[Objective] In your copy, leave out the pictures; write out all the data exactly.
--- Information provided ---
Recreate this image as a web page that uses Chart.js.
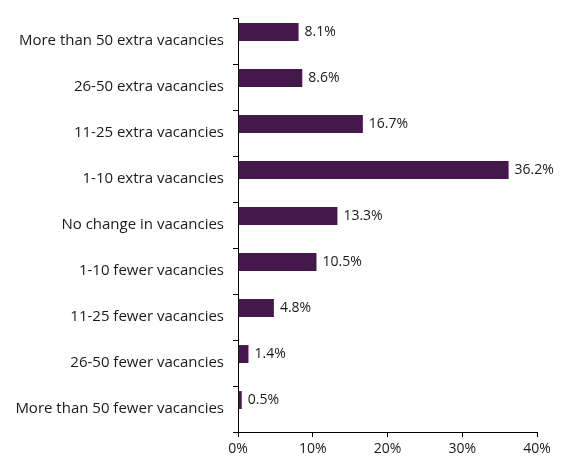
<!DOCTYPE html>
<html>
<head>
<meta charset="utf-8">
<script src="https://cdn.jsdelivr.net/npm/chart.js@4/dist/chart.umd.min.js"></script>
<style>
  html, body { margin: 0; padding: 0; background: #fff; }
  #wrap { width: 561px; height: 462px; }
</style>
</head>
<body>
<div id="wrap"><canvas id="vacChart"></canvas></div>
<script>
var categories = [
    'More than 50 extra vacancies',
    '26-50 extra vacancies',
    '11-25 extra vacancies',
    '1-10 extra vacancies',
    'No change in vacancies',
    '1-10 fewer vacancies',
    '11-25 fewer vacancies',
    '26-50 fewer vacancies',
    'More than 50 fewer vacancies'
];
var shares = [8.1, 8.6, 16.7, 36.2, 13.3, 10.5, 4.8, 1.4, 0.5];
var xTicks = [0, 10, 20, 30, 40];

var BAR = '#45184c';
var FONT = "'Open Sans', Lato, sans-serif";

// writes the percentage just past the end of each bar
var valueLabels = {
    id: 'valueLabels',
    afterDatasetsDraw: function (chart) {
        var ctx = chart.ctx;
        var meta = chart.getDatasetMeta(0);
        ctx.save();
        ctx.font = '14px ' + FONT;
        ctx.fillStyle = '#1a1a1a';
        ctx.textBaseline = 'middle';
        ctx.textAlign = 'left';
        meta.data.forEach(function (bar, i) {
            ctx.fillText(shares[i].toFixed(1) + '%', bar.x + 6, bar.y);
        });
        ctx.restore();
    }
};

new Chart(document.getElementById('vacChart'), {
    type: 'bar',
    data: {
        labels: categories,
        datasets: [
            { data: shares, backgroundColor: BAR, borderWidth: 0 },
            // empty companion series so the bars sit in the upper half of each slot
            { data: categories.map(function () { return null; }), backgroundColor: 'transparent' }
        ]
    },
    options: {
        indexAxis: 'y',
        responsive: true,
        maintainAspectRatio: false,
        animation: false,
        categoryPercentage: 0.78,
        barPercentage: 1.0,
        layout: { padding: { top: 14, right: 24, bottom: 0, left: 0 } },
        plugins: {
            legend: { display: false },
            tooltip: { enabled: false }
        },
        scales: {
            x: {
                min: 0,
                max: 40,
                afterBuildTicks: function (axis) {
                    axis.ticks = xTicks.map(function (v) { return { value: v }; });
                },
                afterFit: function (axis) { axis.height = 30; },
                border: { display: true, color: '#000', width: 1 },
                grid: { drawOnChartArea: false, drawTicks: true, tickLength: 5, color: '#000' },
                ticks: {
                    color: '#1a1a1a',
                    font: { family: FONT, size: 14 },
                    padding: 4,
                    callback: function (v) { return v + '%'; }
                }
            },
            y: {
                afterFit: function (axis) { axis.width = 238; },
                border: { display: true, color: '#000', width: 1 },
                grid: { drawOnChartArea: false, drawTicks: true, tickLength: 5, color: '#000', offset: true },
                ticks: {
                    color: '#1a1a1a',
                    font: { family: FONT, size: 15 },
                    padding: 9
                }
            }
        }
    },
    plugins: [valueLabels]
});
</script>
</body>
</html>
---
[Answer for the task]
Recreate this image as a web page that uses Chart.js.
<!DOCTYPE html>
<html>
<head>
<meta charset="utf-8">
<script src="https://cdn.jsdelivr.net/npm/chart.js@4/dist/chart.umd.min.js"></script>
<style>
  html, body { margin: 0; padding: 0; background: #fff; }
  #wrap { width: 561px; height: 462px; }
</style>
</head>
<body>
<div id="wrap"><canvas id="vacChart"></canvas></div>
<script>
var categories = [
    'More than 50 extra vacancies',
    '26-50 extra vacancies',
    '11-25 extra vacancies',
    '1-10 extra vacancies',
    'No change in vacancies',
    '1-10 fewer vacancies',
    '11-25 fewer vacancies',
    '26-50 fewer vacancies',
    'More than 50 fewer vacancies'
];
var shares = [8.1, 8.6, 16.7, 36.2, 13.3, 10.5, 4.8, 1.4, 0.5];
var xTicks = [0, 10, 20, 30, 40];

var BAR = '#45184c';
var FONT = "'Open Sans', Lato, sans-serif";

// writes the percentage just past the end of each bar
var valueLabels = {
    id: 'valueLabels',
    afterDatasetsDraw: function (chart) {
        var ctx = chart.ctx;
        var meta = chart.getDatasetMeta(0);
        ctx.save();
        ctx.font = '14px ' + FONT;
        ctx.fillStyle = '#1a1a1a';
        ctx.textBaseline = 'middle';
        ctx.textAlign = 'left';
        meta.data.forEach(function (bar, i) {
            ctx.fillText(shares[i].toFixed(1) + '%', bar.x + 6, bar.y);
        });
        ctx.restore();
    }
};

new Chart(document.getElementById('vacChart'), {
    type: 'bar',
    data: {
        labels: categories,
        datasets: [
            { data: shares, backgroundColor: BAR, borderWidth: 0 },
            // empty companion series so the bars sit in the upper half of each slot
            { data: categories.map(function () { return null; }), backgroundColor: 'transparent' }
        ]
    },
    options: {
        indexAxis: 'y',
        responsive: true,
        maintainAspectRatio: false,
        animation: false,
        categoryPercentage: 0.78,
        barPercentage: 1.0,
        layout: { padding: { top: 14, right: 24, bottom: 0, left: 0 } },
        plugins: {
            legend: { display: false },
            tooltip: { enabled: false }
        },
        scales: {
            x: {
                min: 0,
                max: 40,
                afterBuildTicks: function (axis) {
                    axis.ticks = xTicks.map(function (v) { return { value: v }; });
                },
                afterFit: function (axis) { axis.height = 30; },
                border: { display: true, color: '#000', width: 1 },
                grid: { drawOnChartArea: false, drawTicks: true, tickLength: 5, color: '#000' },
                ticks: {
                    color: '#1a1a1a',
                    font: { family: FONT, size: 14 },
                    padding: 4,
                    callback: function (v) { return v + '%'; }
                }
            },
            y: {
                afterFit: function (axis) { axis.width = 238; },
                border: { display: true, color: '#000', width: 1 },
                grid: { drawOnChartArea: false, drawTicks: true, tickLength: 5, color: '#000', offset: true },
                ticks: {
                    color: '#1a1a1a',
                    font: { family: FONT, size: 15 },
                    padding: 9
                }
            }
        }
    },
    plugins: [valueLabels]
});
</script>
</body>
</html>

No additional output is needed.